According to Maratita, the resort fee will help the Marianas Visitors Authority enhance many of the CNMI’s tourist sites. She noted the Grotto as an example.
“Some 1,000 tourists visit the Grotto daily. The Grotto is in bad shape—there is fecal matter there and it’s contaminated. Where are we going to get this money to improve or solve the issue going on there?” she asked. “…We don’t have any fees for any of our historical sites or parks. There are just no fees for visitors. Everything is free. This is the land of the free, not the land of freebies. It’s about time we have something in place.”
Maratita noted that there is a similar fee imposed on Las Vegas visitors who stay in their resorts.

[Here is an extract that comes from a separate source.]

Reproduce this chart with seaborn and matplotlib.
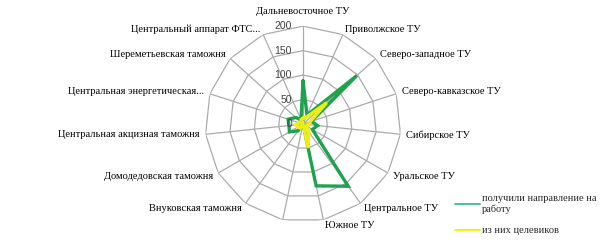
import numpy as np
import pandas as pd
import matplotlib
matplotlib.use("Agg")
import matplotlib.pyplot as plt
import seaborn as sns
from matplotlib.transforms import offset_copy
from matplotlib.lines import Line2D

categories = [
    "Дальневосточное ТУ", "Приволжское ТУ", "Северо-западное ТУ",
    "Северо-кавказское ТУ", "Сибирское ТУ", "Уральское ТУ",
    "Центральное ТУ", "Южное ТУ", "", "Внуковская таможня",
    "Домодедовская таможня", "Центральная акцизная таможня",
    "Центральная энергетическая...", "Шереметьевская таможня",
    "Центральный аппарат ФТС...",
]
received = [88, 20, 148, 18, 30, 22, 157, 129, 0, 17, 32, 29, 32, 20, 10]
targeted = [12, 15, 65, 15, 12, 8, 20, 50, 0, 10, 12, 15, 8, 5, 10]
r_ticks = [0, 50, 100, 150, 200]
series_names = ["получили направление на\nработу", "из них целевиков"]

sns.set_theme(style="white")
plt.rcParams["font.family"] = ["Liberation Serif", "DejaVu Serif"]

n = len(categories)
theta = np.arange(n) * 2 * np.pi / n
theta_c = np.append(theta, 2 * np.pi)

fig = plt.figure(figsize=(6, 2.48), dpi=100)
ax = fig.add_axes([0.3417, 0.1048, 0.3267, 0.790], projection="polar")
ax.set_theta_zero_location("N")
ax.set_theta_direction(-1)
ax.grid(False)
ax.spines["polar"].set_visible(False)
ax.patch.set_alpha(0)

gridc = "#ABABAB"
for r in r_ticks[1:]:
    ax.plot(theta_c, [r] * (n + 1), color=gridc, lw=0.9, zorder=1)
for t in theta:
    ax.plot([t, t], [0, r_ticks[-1]], color=gridc, lw=0.9, zorder=1)

df = pd.DataFrame({
    "theta": np.concatenate([theta_c, theta_c]),
    "value": received + received[:1] + targeted + targeted[:1],
    "series": ["received"] * (n + 1) + ["targeted"] * (n + 1),
})
sns.lineplot(data=df[df.series == "received"], x="theta", y="value", sort=False,
             estimator=None, ax=ax, color="#1FA24E", lw=2.4, legend=False, zorder=3,
             solid_joinstyle="miter")
sns.lineplot(data=df[df.series == "targeted"], x="theta", y="value", sort=False,
             estimator=None, ax=ax, color="#EEEE12", lw=2.4, legend=False, zorder=4,
             solid_joinstyle="miter")

ax.set_ylim(0, r_ticks[-1])
ax.set_xticks([])
ax.set_yticks([])
ax.set_xlabel("")
ax.set_ylabel("")

for r in r_ticks:
    ax.text(0, r, str(r), transform=offset_copy(ax.transData, fig=fig, x=-11, y=0, units="dots"),
            ha="right", va="center", fontsize=7.5, color="#404040",
            family=["Liberation Sans", "DejaVu Sans"], zorder=5)

for t, lab in zip(theta, categories):
    s, c = np.sin(t), np.cos(t)
    if abs(s) < 0.05:
        ha = "center"
    elif s > 0:
        ha = "left"
    else:
        ha = "right"
    dx, dy = 6 * s, 6 * c
    va = "center"
    if c > 0.99:
        dy, va = 10, "bottom"
    ax.text(t, r_ticks[-1], lab,
            transform=offset_copy(ax.transData, fig=fig, x=dx, y=dy, units="dots"),
            ha=ha, va=va, fontsize=7.5, color="black")

handles = [Line2D([], [], color="#3DB5A5", lw=1.3), Line2D([], [], color="#F0F000", lw=1.3)]
fig.legend(handles, series_names, loc="upper left", bbox_to_anchor=(455 / 600, 1 - 194 / 248),
           frameon=False, fontsize=7.5, handlelength=2.4, handletextpad=0.15,
           labelspacing=1.15, borderpad=0, borderaxespad=0)

fig.savefig("out.png", dpi=100)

The fee, according to Maratita, is also a state-mandated fee.
However, when asked, Maratita noted that she does not wish to mimic Las Vegas.
In a previous statement from House minority leader Rep. Ed Propst (Ind-Saipan), he noted that if the bill is passed, it would exceed Hawaii’s and Guam’s taxes on similar business establishments.

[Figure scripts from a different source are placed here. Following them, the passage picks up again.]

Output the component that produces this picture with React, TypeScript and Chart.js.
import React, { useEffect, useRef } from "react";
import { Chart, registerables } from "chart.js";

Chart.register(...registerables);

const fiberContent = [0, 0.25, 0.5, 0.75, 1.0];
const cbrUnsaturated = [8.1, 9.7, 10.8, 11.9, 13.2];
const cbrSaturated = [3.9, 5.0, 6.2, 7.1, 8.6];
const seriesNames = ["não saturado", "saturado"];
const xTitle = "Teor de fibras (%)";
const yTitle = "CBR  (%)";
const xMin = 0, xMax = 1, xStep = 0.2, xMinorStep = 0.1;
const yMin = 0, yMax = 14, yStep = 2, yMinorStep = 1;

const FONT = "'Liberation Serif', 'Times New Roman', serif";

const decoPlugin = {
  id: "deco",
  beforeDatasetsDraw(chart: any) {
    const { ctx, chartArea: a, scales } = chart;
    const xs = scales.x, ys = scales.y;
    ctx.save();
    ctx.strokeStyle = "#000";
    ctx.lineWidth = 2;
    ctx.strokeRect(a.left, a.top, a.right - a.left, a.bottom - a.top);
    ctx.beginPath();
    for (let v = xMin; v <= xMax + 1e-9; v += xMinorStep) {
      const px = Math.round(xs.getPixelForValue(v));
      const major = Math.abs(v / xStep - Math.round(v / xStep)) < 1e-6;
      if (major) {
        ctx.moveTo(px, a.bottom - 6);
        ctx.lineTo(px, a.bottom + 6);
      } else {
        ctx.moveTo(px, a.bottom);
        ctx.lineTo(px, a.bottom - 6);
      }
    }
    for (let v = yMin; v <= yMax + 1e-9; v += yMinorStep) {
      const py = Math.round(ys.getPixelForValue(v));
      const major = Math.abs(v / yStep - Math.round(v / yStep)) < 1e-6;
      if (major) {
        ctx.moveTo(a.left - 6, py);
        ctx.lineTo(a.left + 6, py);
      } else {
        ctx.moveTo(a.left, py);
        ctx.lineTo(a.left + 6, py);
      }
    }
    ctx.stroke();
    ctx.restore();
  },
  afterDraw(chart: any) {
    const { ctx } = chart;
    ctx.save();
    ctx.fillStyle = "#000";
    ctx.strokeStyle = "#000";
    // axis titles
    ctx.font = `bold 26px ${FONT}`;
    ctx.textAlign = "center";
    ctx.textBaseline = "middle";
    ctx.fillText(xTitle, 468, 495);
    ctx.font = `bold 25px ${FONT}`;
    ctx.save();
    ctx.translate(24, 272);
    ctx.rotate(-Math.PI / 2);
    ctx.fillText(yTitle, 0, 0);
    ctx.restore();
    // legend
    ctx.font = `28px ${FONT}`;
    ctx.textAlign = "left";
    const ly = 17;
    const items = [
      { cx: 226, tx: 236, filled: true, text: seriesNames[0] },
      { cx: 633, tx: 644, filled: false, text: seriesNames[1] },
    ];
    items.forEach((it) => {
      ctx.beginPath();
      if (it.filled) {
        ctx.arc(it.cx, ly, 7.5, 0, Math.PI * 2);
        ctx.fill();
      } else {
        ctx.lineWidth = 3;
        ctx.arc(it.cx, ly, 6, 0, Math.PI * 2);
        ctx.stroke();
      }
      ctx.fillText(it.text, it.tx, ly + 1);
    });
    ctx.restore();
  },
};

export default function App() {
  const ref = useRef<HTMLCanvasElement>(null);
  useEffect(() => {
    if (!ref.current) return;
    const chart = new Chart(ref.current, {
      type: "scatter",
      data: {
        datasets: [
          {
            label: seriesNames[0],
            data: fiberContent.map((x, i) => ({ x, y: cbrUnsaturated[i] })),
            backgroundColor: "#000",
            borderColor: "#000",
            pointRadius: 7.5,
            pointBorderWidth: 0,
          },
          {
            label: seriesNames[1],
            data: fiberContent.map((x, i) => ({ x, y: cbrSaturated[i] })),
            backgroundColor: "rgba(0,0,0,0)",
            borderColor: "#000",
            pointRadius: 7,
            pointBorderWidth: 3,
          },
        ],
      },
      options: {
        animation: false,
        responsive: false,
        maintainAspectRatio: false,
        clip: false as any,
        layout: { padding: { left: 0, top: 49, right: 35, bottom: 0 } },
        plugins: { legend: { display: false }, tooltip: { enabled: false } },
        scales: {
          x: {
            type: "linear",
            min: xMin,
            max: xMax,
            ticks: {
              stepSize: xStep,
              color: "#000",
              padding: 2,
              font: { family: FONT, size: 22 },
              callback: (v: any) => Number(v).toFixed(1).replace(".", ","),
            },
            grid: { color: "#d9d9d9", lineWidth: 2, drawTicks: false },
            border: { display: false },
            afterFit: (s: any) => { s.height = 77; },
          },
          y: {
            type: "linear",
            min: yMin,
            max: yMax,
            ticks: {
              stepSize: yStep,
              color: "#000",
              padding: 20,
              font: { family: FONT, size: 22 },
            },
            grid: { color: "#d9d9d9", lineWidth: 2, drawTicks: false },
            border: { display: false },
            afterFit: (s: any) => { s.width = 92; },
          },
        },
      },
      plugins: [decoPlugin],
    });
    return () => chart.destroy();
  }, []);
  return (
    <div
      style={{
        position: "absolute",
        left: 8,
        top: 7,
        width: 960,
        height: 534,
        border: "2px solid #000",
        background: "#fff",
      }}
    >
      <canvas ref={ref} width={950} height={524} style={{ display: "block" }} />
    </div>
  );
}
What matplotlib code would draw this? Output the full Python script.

He noted that the 15% hotel occupancy tax, the 5% resort fee, and the annual 5% business gross revenue tax would make the CNMI have the highest taxes imposed on hotels and resorts than any other state or territory.
He recommended, instead, to tax the lone Saipan casino, which only pays 5% BGRT annually.
In response, Maratita told him to just submit a separate the bill for this. She added that other members of the House already co-sponsored her bill.
“He is free to do legislation to tax the casino. Nothing is preventing him from doing so. Nothing is preventing me from imposing a resort tax. I just did,” she said.
She added that she also previously introduced legislation to tax the casino.
During the 20th Legislature, Maratita sponsored House Bill 20-31, which sought to impose a 5% casino gaming revenue tax. That bill was not entertained.